**Set problem:**
Skipping all pictures, set down the lines of the listing from the first through the one with "ax.spines[s].set_linewidth(1)".

**Raw data:**
======

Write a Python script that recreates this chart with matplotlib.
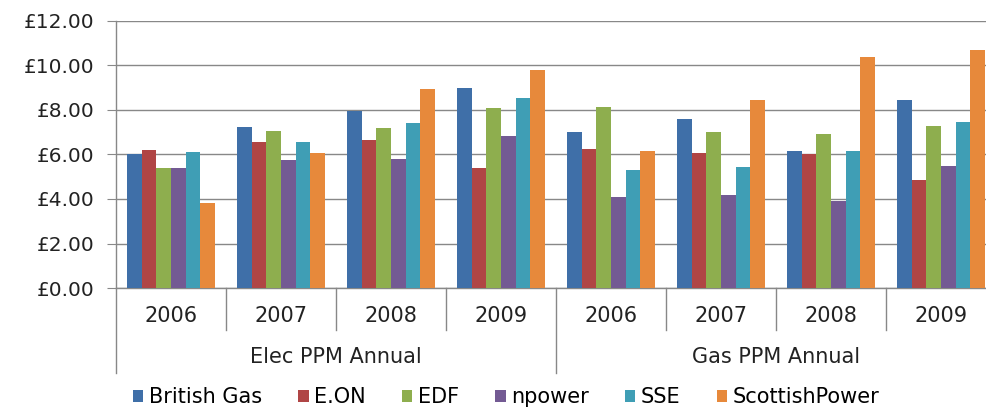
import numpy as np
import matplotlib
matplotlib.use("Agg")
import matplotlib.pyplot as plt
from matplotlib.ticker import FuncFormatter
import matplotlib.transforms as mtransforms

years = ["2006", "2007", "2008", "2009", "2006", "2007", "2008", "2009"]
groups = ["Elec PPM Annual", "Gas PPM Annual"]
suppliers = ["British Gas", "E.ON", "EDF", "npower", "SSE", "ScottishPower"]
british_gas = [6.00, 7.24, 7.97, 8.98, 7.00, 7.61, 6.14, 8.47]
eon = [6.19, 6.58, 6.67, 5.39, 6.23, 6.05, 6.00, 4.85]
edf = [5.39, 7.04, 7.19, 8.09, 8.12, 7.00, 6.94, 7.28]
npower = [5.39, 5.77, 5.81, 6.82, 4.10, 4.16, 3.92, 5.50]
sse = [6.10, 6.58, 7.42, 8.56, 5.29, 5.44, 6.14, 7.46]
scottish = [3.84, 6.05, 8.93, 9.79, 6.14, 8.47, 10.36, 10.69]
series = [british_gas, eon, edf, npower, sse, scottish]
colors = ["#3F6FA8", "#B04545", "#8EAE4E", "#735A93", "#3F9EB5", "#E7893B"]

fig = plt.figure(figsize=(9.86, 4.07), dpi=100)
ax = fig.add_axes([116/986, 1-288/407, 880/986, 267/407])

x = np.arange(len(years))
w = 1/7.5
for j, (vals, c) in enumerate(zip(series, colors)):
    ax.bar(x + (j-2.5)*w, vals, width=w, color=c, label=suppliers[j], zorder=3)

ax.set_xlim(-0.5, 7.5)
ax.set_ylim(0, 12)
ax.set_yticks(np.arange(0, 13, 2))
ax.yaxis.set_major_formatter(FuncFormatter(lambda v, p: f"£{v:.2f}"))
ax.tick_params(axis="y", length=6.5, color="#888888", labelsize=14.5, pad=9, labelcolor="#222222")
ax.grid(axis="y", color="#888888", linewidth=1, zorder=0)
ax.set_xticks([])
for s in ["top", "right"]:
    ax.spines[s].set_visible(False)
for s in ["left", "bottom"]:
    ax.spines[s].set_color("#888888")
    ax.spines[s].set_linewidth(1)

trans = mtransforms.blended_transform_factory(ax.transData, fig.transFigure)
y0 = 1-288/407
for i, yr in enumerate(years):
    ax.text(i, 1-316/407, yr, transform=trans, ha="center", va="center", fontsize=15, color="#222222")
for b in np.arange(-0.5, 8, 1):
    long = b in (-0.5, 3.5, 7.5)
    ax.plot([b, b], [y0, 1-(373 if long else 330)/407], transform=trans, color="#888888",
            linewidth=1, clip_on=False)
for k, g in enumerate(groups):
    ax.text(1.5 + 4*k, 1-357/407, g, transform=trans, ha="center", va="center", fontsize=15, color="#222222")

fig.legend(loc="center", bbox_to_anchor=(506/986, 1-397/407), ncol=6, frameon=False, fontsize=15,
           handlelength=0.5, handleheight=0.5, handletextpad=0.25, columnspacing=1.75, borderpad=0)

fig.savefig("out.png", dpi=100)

======

**Output of the exercise:**
Write a Python script that recreates this chart with matplotlib.
import numpy as np
import matplotlib
matplotlib.use("Agg")
import matplotlib.pyplot as plt
from matplotlib.ticker import FuncFormatter
import matplotlib.transforms as mtransforms

years = ["2006", "2007", "2008", "2009", "2006", "2007", "2008", "2009"]
groups = ["Elec PPM Annual", "Gas PPM Annual"]
suppliers = ["British Gas", "E.ON", "EDF", "npower", "SSE", "ScottishPower"]
british_gas = [6.00, 7.24, 7.97, 8.98, 7.00, 7.61, 6.14, 8.47]
eon = [6.19, 6.58, 6.67, 5.39, 6.23, 6.05, 6.00, 4.85]
edf = [5.39, 7.04, 7.19, 8.09, 8.12, 7.00, 6.94, 7.28]
npower = [5.39, 5.77, 5.81, 6.82, 4.10, 4.16, 3.92, 5.50]
sse = [6.10, 6.58, 7.42, 8.56, 5.29, 5.44, 6.14, 7.46]
scottish = [3.84, 6.05, 8.93, 9.79, 6.14, 8.47, 10.36, 10.69]
series = [british_gas, eon, edf, npower, sse, scottish]
colors = ["#3F6FA8", "#B04545", "#8EAE4E", "#735A93", "#3F9EB5", "#E7893B"]

fig = plt.figure(figsize=(9.86, 4.07), dpi=100)
ax = fig.add_axes([116/986, 1-288/407, 880/986, 267/407])

x = np.arange(len(years))
w = 1/7.5
for j, (vals, c) in enumerate(zip(series, colors)):
    ax.bar(x + (j-2.5)*w, vals, width=w, color=c, label=suppliers[j], zorder=3)

ax.set_xlim(-0.5, 7.5)
ax.set_ylim(0, 12)
ax.set_yticks(np.arange(0, 13, 2))
ax.yaxis.set_major_formatter(FuncFormatter(lambda v, p: f"£{v:.2f}"))
ax.tick_params(axis="y", length=6.5, color="#888888", labelsize=14.5, pad=9, labelcolor="#222222")
ax.grid(axis="y", color="#888888", linewidth=1, zorder=0)
ax.set_xticks([])
for s in ["top", "right"]:
    ax.spines[s].set_visible(False)
for s in ["left", "bottom"]:
    ax.spines[s].set_color("#888888")
    ax.spines[s].set_linewidth(1)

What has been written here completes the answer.